### [Dataset content]
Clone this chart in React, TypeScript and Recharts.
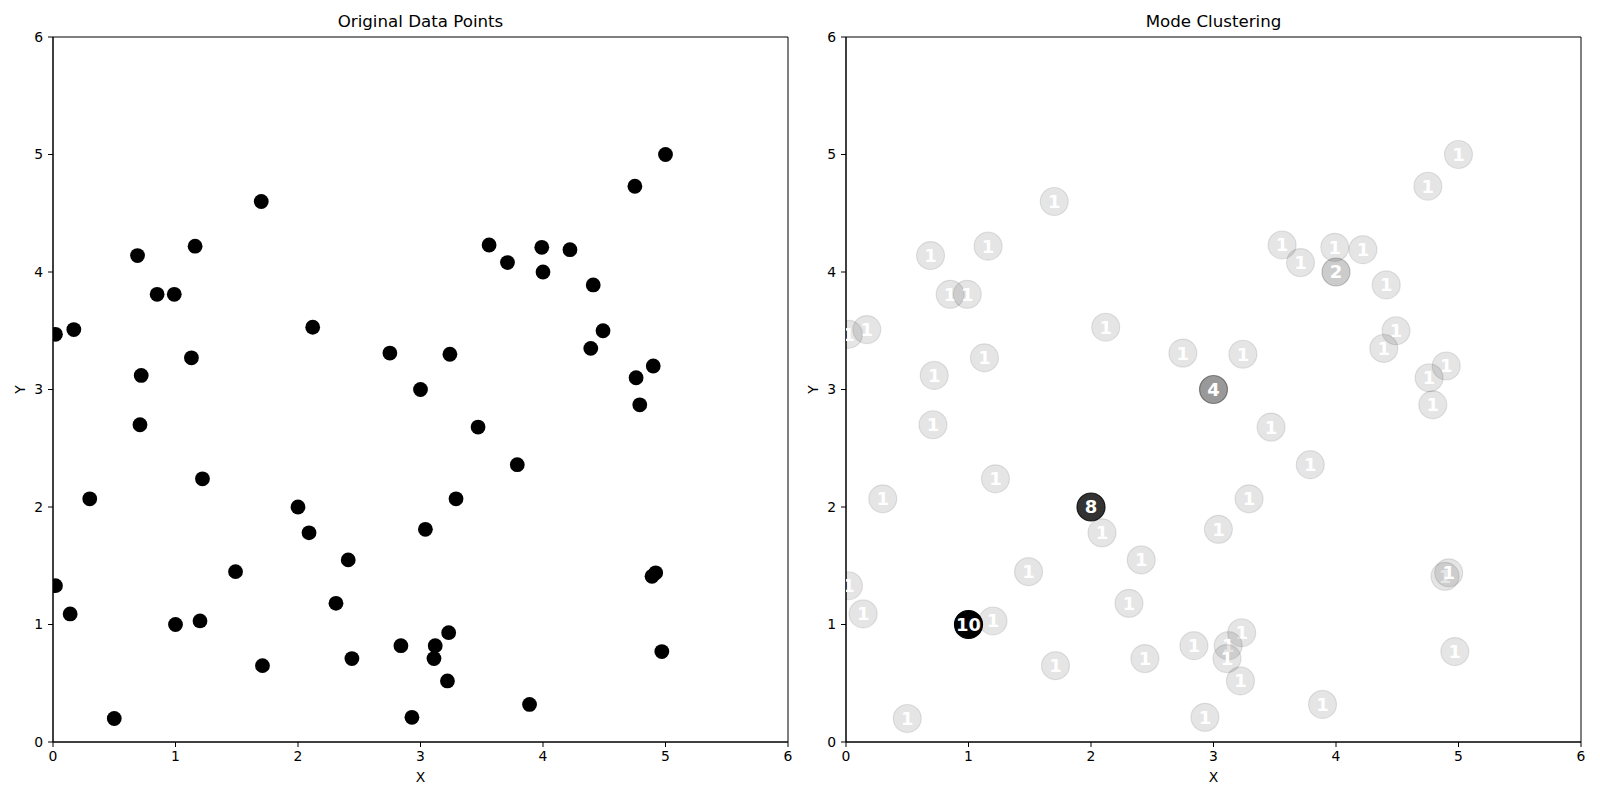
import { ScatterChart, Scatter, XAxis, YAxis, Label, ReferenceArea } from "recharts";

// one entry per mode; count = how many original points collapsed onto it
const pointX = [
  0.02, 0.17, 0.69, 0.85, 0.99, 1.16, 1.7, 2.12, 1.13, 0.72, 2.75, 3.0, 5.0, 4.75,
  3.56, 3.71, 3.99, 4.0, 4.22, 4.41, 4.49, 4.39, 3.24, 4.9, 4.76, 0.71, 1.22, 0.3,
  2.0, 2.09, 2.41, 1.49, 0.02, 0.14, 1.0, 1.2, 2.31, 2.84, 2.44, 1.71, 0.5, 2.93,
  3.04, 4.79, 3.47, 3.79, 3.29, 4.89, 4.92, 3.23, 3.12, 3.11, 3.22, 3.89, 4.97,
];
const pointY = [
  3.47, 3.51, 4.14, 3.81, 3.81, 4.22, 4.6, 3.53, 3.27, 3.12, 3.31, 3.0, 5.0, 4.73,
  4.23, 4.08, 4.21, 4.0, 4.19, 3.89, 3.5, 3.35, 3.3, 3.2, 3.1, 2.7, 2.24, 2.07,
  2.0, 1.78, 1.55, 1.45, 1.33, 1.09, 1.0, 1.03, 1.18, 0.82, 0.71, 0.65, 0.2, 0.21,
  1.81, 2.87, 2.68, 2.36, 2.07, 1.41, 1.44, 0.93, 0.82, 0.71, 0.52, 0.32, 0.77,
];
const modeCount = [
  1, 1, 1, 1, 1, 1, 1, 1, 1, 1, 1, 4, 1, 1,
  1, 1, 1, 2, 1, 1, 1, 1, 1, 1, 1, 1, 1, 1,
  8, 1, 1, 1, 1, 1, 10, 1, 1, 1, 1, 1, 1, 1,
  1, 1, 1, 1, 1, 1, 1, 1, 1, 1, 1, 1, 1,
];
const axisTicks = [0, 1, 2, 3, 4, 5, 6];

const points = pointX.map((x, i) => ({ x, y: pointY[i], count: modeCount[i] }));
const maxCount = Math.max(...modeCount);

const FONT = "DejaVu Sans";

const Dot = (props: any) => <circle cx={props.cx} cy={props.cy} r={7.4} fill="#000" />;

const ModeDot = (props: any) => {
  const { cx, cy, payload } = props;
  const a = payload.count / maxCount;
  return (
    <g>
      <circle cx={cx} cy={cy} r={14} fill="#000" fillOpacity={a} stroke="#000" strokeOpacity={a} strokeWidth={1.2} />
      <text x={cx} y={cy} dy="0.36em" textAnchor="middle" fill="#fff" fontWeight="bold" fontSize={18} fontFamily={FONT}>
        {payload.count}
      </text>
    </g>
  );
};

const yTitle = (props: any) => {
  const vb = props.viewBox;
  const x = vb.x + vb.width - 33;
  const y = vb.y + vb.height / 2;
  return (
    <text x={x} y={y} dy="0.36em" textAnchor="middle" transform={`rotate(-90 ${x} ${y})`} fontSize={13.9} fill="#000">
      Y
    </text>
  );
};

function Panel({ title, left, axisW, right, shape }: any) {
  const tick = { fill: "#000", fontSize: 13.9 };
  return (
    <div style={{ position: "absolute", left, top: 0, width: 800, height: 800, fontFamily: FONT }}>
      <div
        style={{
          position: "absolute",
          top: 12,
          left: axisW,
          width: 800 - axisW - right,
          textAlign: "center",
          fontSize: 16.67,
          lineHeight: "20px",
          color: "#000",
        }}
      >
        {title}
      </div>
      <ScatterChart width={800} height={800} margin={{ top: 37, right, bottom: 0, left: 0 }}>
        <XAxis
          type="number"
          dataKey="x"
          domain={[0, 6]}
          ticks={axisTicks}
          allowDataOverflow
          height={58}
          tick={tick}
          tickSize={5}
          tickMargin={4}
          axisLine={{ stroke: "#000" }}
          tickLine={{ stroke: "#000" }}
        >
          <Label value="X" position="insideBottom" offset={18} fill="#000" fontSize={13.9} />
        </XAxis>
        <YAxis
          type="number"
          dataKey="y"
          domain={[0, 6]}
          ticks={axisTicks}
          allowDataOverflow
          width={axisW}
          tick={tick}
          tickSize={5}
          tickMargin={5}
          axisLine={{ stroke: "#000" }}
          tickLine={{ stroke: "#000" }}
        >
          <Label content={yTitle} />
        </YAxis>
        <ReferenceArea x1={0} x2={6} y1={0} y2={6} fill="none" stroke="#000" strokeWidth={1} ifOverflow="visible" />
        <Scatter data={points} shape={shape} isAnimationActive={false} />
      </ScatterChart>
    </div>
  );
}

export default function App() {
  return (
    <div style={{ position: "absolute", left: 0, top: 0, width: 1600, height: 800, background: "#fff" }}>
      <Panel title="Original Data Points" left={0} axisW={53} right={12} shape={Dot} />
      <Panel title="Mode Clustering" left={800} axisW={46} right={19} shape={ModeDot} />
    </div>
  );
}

### [Work required]
Reproduce every line of the material precisely, omitting its pictures.

### [Task output]
Clone this chart in React, TypeScript and Recharts.
import { ScatterChart, Scatter, XAxis, YAxis, Label, ReferenceArea } from "recharts";

// one entry per mode; count = how many original points collapsed onto it
const pointX = [
  0.02, 0.17, 0.69, 0.85, 0.99, 1.16, 1.7, 2.12, 1.13, 0.72, 2.75, 3.0, 5.0, 4.75,
  3.56, 3.71, 3.99, 4.0, 4.22, 4.41, 4.49, 4.39, 3.24, 4.9, 4.76, 0.71, 1.22, 0.3,
  2.0, 2.09, 2.41, 1.49, 0.02, 0.14, 1.0, 1.2, 2.31, 2.84, 2.44, 1.71, 0.5, 2.93,
  3.04, 4.79, 3.47, 3.79, 3.29, 4.89, 4.92, 3.23, 3.12, 3.11, 3.22, 3.89, 4.97,
];
const pointY = [
  3.47, 3.51, 4.14, 3.81, 3.81, 4.22, 4.6, 3.53, 3.27, 3.12, 3.31, 3.0, 5.0, 4.73,
  4.23, 4.08, 4.21, 4.0, 4.19, 3.89, 3.5, 3.35, 3.3, 3.2, 3.1, 2.7, 2.24, 2.07,
  2.0, 1.78, 1.55, 1.45, 1.33, 1.09, 1.0, 1.03, 1.18, 0.82, 0.71, 0.65, 0.2, 0.21,
  1.81, 2.87, 2.68, 2.36, 2.07, 1.41, 1.44, 0.93, 0.82, 0.71, 0.52, 0.32, 0.77,
];
const modeCount = [
  1, 1, 1, 1, 1, 1, 1, 1, 1, 1, 1, 4, 1, 1,
  1, 1, 1, 2, 1, 1, 1, 1, 1, 1, 1, 1, 1, 1,
  8, 1, 1, 1, 1, 1, 10, 1, 1, 1, 1, 1, 1, 1,
  1, 1, 1, 1, 1, 1, 1, 1, 1, 1, 1, 1, 1,
];
const axisTicks = [0, 1, 2, 3, 4, 5, 6];

const points = pointX.map((x, i) => ({ x, y: pointY[i], count: modeCount[i] }));
const maxCount = Math.max(...modeCount);

const FONT = "DejaVu Sans";

const Dot = (props: any) => <circle cx={props.cx} cy={props.cy} r={7.4} fill="#000" />;

const ModeDot = (props: any) => {
  const { cx, cy, payload } = props;
  const a = payload.count / maxCount;
  return (
    <g>
      <circle cx={cx} cy={cy} r={14} fill="#000" fillOpacity={a} stroke="#000" strokeOpacity={a} strokeWidth={1.2} />
      <text x={cx} y={cy} dy="0.36em" textAnchor="middle" fill="#fff" fontWeight="bold" fontSize={18} fontFamily={FONT}>
        {payload.count}
      </text>
    </g>
  );
};

const yTitle = (props: any) => {
  const vb = props.viewBox;
  const x = vb.x + vb.width - 33;
  const y = vb.y + vb.height / 2;
  return (
    <text x={x} y={y} dy="0.36em" textAnchor="middle" transform={`rotate(-90 ${x} ${y})`} fontSize={13.9} fill="#000">
      Y
    </text>
  );
};

function Panel({ title, left, axisW, right, shape }: any) {
  const tick = { fill: "#000", fontSize: 13.9 };
  return (
    <div style={{ position: "absolute", left, top: 0, width: 800, height: 800, fontFamily: FONT }}>
      <div
        style={{
          position: "absolute",
          top: 12,
          left: axisW,
          width: 800 - axisW - right,
          textAlign: "center",
          fontSize: 16.67,
          lineHeight: "20px",
          color: "#000",
        }}
      >
        {title}
      </div>
      <ScatterChart width={800} height={800} margin={{ top: 37, right, bottom: 0, left: 0 }}>
        <XAxis
          type="number"
          dataKey="x"
          domain={[0, 6]}
          ticks={axisTicks}
          allowDataOverflow
          height={58}
          tick={tick}
          tickSize={5}
          tickMargin={4}
          axisLine={{ stroke: "#000" }}
          tickLine={{ stroke: "#000" }}
        >
          <Label value="X" position="insideBottom" offset={18} fill="#000" fontSize={13.9} />
        </XAxis>
        <YAxis
          type="number"
          dataKey="y"
          domain={[0, 6]}
          ticks={axisTicks}
          allowDataOverflow
          width={axisW}
          tick={tick}
          tickSize={5}
          tickMargin={5}
          axisLine={{ stroke: "#000" }}
          tickLine={{ stroke: "#000" }}
        >
          <Label content={yTitle} />
        </YAxis>
        <ReferenceArea x1={0} x2={6} y1={0} y2={6} fill="none" stroke="#000" strokeWidth={1} ifOverflow="visible" />
        <Scatter data={points} shape={shape} isAnimationActive={false} />
      </ScatterChart>
    </div>
  );
}

export default function App() {
  return (
    <div style={{ position: "absolute", left: 0, top: 0, width: 1600, height: 800, background: "#fff" }}>
      <Panel title="Original Data Points" left={0} axisW={53} right={12} shape={Dot} />
      <Panel title="Mode Clustering" left={800} axisW={46} right={19} shape={ModeDot} />
    </div>
  );
}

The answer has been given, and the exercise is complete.